REQUIRED TASK: Every line of the listing must be reproduced as it stands. Leave the images behind.
..........
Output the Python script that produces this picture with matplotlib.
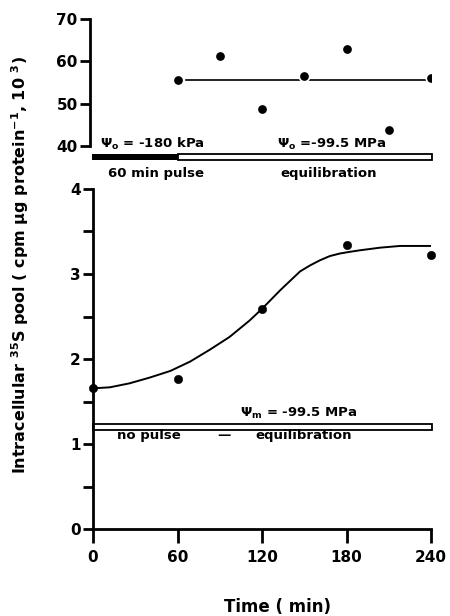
import matplotlib.pyplot as plt
from matplotlib.ticker import MultipleLocator

plt.rcParams['font.family'] = ['DejaVu Sans']
plt.rcParams['font.weight'] = 'bold'
plt.rcParams['mathtext.default'] = 'bf'

# top panel: pulse at -180 kPa then equilibration at -99.5 MPa (x 10^3)
top_t = [60, 90, 120, 150, 180, 210, 240]
top_v = [55.7, 61.2, 48.7, 56.6, 62.9, 43.8, 56.1]
top_mean = 55.7
top_line_t = [66, 240]

# bottom panel: no pulse, equilibration at -99.5 MPa
bot_t = [0, 60, 120, 180, 240]
bot_v = [1.655, 1.77, 2.59, 3.34, 3.22]
curve_t = [0, 12, 26, 40, 55, 69, 83, 97, 111, 120, 133, 140, 147, 154, 161, 168,
           175, 182, 190, 204, 218, 240]
curve_v = [1.655, 1.667, 1.714, 1.78, 1.86, 1.97, 2.11, 2.26, 2.45, 2.59, 2.81, 2.92,
           3.03, 3.10, 3.16, 3.21, 3.24, 3.26, 3.28, 3.31, 3.33, 3.33]

xticks = [0, 60, 120, 180, 240]

W, H = 450, 616
fig = plt.figure(figsize=(4.5, 6.16), dpi=100)

def px_axes(x0, x1, y0, y1):
    # y0 = top pixel, y1 = bottom pixel
    return fig.add_axes([x0 / W, 1 - y1 / H, (x1 - x0) / W, (y1 - y0) / H])

lw = 2.0
fs = 9.5

# ---- top panel ----
ax1 = px_axes(93, 431, 14.8, 184.1)
ax1.set_xlim(0, 240)
ax1.set_ylim(31, 71)
ax1.plot(top_line_t, [top_mean, top_mean], color='black', lw=1.2)
ax1.plot(top_t, top_v, 'o', ms=7.5, color='black', mec='white', mew=1.2, zorder=5)
ax1.barh(37.4, 61, left=-0.7, height=1.4, color='black', zorder=3, clip_on=False)
ax1.barh(37.4, 180.8, left=60, height=1.4, facecolor='white', edgecolor='black',
         lw=1.3, zorder=2, clip_on=False)
for s in ['top', 'right', 'bottom']:
    ax1.spines[s].set_visible(False)
ax1.spines['left'].set_bounds(40, 70)
ax1.spines['left'].set_linewidth(lw)
ax1.spines['left'].set_position(('outward', 2))
ax1.set_yticks([40, 50, 60, 70])
ax1.set_xticks([])
ax1.tick_params(axis='y', length=7, width=lw, labelsize=11, pad=2)
ax1.text(5, 38.6, r'$\Psi_o$ = -180 kPa', fontsize=fs, fontweight='bold', va='bottom')
ax1.text(131, 38.6, r'$\Psi_o$ =-99.5 MPa', fontsize=fs, fontweight='bold', va='bottom')
ax1.text(45, 33.6, '60 min pulse', fontsize=fs, fontweight='bold', ha='center', va='center')
ax1.text(167, 33.6, 'equilibration', fontsize=fs, fontweight='bold', ha='center', va='center')

# ---- bottom panel ----
ax2 = px_axes(93, 431, 189, 529)
ax2.set_xlim(0, 240)
ax2.set_ylim(0, 4)
ax2.plot(curve_t, curve_v, color='black', lw=1.4, solid_joinstyle='round')
ax2.plot(bot_t, bot_v, 'o', ms=6, mew=0.4, color='black', zorder=5, clip_on=False)
ax2.barh(1.2, 240.8, left=0, height=0.07, facecolor='white', edgecolor='black',
         lw=1.3, clip_on=False)
for s in ['top', 'right']:
    ax2.spines[s].set_visible(False)
for s in ['left', 'bottom']:
    ax2.spines[s].set_linewidth(lw)
ax2.set_xticks(xticks)
ax2.yaxis.set_major_locator(MultipleLocator(1))
ax2.yaxis.set_minor_locator(MultipleLocator(0.5))
ax2.tick_params(axis='x', length=10, width=lw, labelsize=11, pad=5)
ax2.tick_params(axis='y', which='both', length=7, width=lw, labelsize=11, pad=2)
ax2.text(146, 1.27, r'$\Psi_m$ = -99.5 MPa', fontsize=fs, fontweight='bold',
         ha='center', va='bottom')
ax2.text(17, 1.1, 'no pulse', fontsize=fs, fontweight='bold', va='center')
ax2.text(93, 1.1, '\u2014', fontsize=fs, fontweight='bold', ha='center', va='center')
ax2.text(149.5, 1.1, 'equilibration', fontsize=fs, fontweight='bold', ha='center', va='center')

fig.text(277 / W, 1 - 607 / H, 'Time ( min)', fontsize=12, fontweight='bold',
         ha='center', va='center')
fig.text(20 / W, 1 - 265 / H,
         'Intracellular $^{35}$S pool ( cpm \u03bcg protein$^{-1}$, 10 $^{3}$)',
         fontsize=11.5, fontweight='bold', rotation=90, ha='center', va='center')

fig.savefig('out.png', dpi=100)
..........
RESPONSE TO THE EXERCISE:
Output the Python script that produces this picture with matplotlib.
import matplotlib.pyplot as plt
from matplotlib.ticker import MultipleLocator

plt.rcParams['font.family'] = ['DejaVu Sans']
plt.rcParams['font.weight'] = 'bold'
plt.rcParams['mathtext.default'] = 'bf'

# top panel: pulse at -180 kPa then equilibration at -99.5 MPa (x 10^3)
top_t = [60, 90, 120, 150, 180, 210, 240]
top_v = [55.7, 61.2, 48.7, 56.6, 62.9, 43.8, 56.1]
top_mean = 55.7
top_line_t = [66, 240]

# bottom panel: no pulse, equilibration at -99.5 MPa
bot_t = [0, 60, 120, 180, 240]
bot_v = [1.655, 1.77, 2.59, 3.34, 3.22]
curve_t = [0, 12, 26, 40, 55, 69, 83, 97, 111, 120, 133, 140, 147, 154, 161, 168,
           175, 182, 190, 204, 218, 240]
curve_v = [1.655, 1.667, 1.714, 1.78, 1.86, 1.97, 2.11, 2.26, 2.45, 2.59, 2.81, 2.92,
           3.03, 3.10, 3.16, 3.21, 3.24, 3.26, 3.28, 3.31, 3.33, 3.33]

xticks = [0, 60, 120, 180, 240]

W, H = 450, 616
fig = plt.figure(figsize=(4.5, 6.16), dpi=100)

def px_axes(x0, x1, y0, y1):
    # y0 = top pixel, y1 = bottom pixel
    return fig.add_axes([x0 / W, 1 - y1 / H, (x1 - x0) / W, (y1 - y0) / H])

lw = 2.0
fs = 9.5

# ---- top panel ----
ax1 = px_axes(93, 431, 14.8, 184.1)
ax1.set_xlim(0, 240)
ax1.set_ylim(31, 71)
ax1.plot(top_line_t, [top_mean, top_mean], color='black', lw=1.2)
ax1.plot(top_t, top_v, 'o', ms=7.5, color='black', mec='white', mew=1.2, zorder=5)
ax1.barh(37.4, 61, left=-0.7, height=1.4, color='black', zorder=3, clip_on=False)
ax1.barh(37.4, 180.8, left=60, height=1.4, facecolor='white', edgecolor='black',
         lw=1.3, zorder=2, clip_on=False)
for s in ['top', 'right', 'bottom']:
    ax1.spines[s].set_visible(False)
ax1.spines['left'].set_bounds(40, 70)
ax1.spines['left'].set_linewidth(lw)
ax1.spines['left'].set_position(('outward', 2))
ax1.set_yticks([40, 50, 60, 70])
ax1.set_xticks([])
ax1.tick_params(axis='y', length=7, width=lw, labelsize=11, pad=2)
ax1.text(5, 38.6, r'$\Psi_o$ = -180 kPa', fontsize=fs, fontweight='bold', va='bottom')
ax1.text(131, 38.6, r'$\Psi_o$ =-99.5 MPa', fontsize=fs, fontweight='bold', va='bottom')
ax1.text(45, 33.6, '60 min pulse', fontsize=fs, fontweight='bold', ha='center', va='center')
ax1.text(167, 33.6, 'equilibration', fontsize=fs, fontweight='bold', ha='center', va='center')

# ---- bottom panel ----
ax2 = px_axes(93, 431, 189, 529)
ax2.set_xlim(0, 240)
ax2.set_ylim(0, 4)
ax2.plot(curve_t, curve_v, color='black', lw=1.4, solid_joinstyle='round')
ax2.plot(bot_t, bot_v, 'o', ms=6, mew=0.4, color='black', zorder=5, clip_on=False)
ax2.barh(1.2, 240.8, left=0, height=0.07, facecolor='white', edgecolor='black',
         lw=1.3, clip_on=False)
for s in ['top', 'right']:
    ax2.spines[s].set_visible(False)
for s in ['left', 'bottom']:
    ax2.spines[s].set_linewidth(lw)
ax2.set_xticks(xticks)
ax2.yaxis.set_major_locator(MultipleLocator(1))
ax2.yaxis.set_minor_locator(MultipleLocator(0.5))
ax2.tick_params(axis='x', length=10, width=lw, labelsize=11, pad=5)
ax2.tick_params(axis='y', which='both', length=7, width=lw, labelsize=11, pad=2)
ax2.text(146, 1.27, r'$\Psi_m$ = -99.5 MPa', fontsize=fs, fontweight='bold',
         ha='center', va='bottom')
ax2.text(17, 1.1, 'no pulse', fontsize=fs, fontweight='bold', va='center')
ax2.text(93, 1.1, '\u2014', fontsize=fs, fontweight='bold', ha='center', va='center')
ax2.text(149.5, 1.1, 'equilibration', fontsize=fs, fontweight='bold', ha='center', va='center')

fig.text(277 / W, 1 - 607 / H, 'Time ( min)', fontsize=12, fontweight='bold',
         ha='center', va='center')
fig.text(20 / W, 1 - 265 / H,
         'Intracellular $^{35}$S pool ( cpm \u03bcg protein$^{-1}$, 10 $^{3}$)',
         fontsize=11.5, fontweight='bold', rotation=90, ha='center', va='center')

fig.savefig('out.png', dpi=100)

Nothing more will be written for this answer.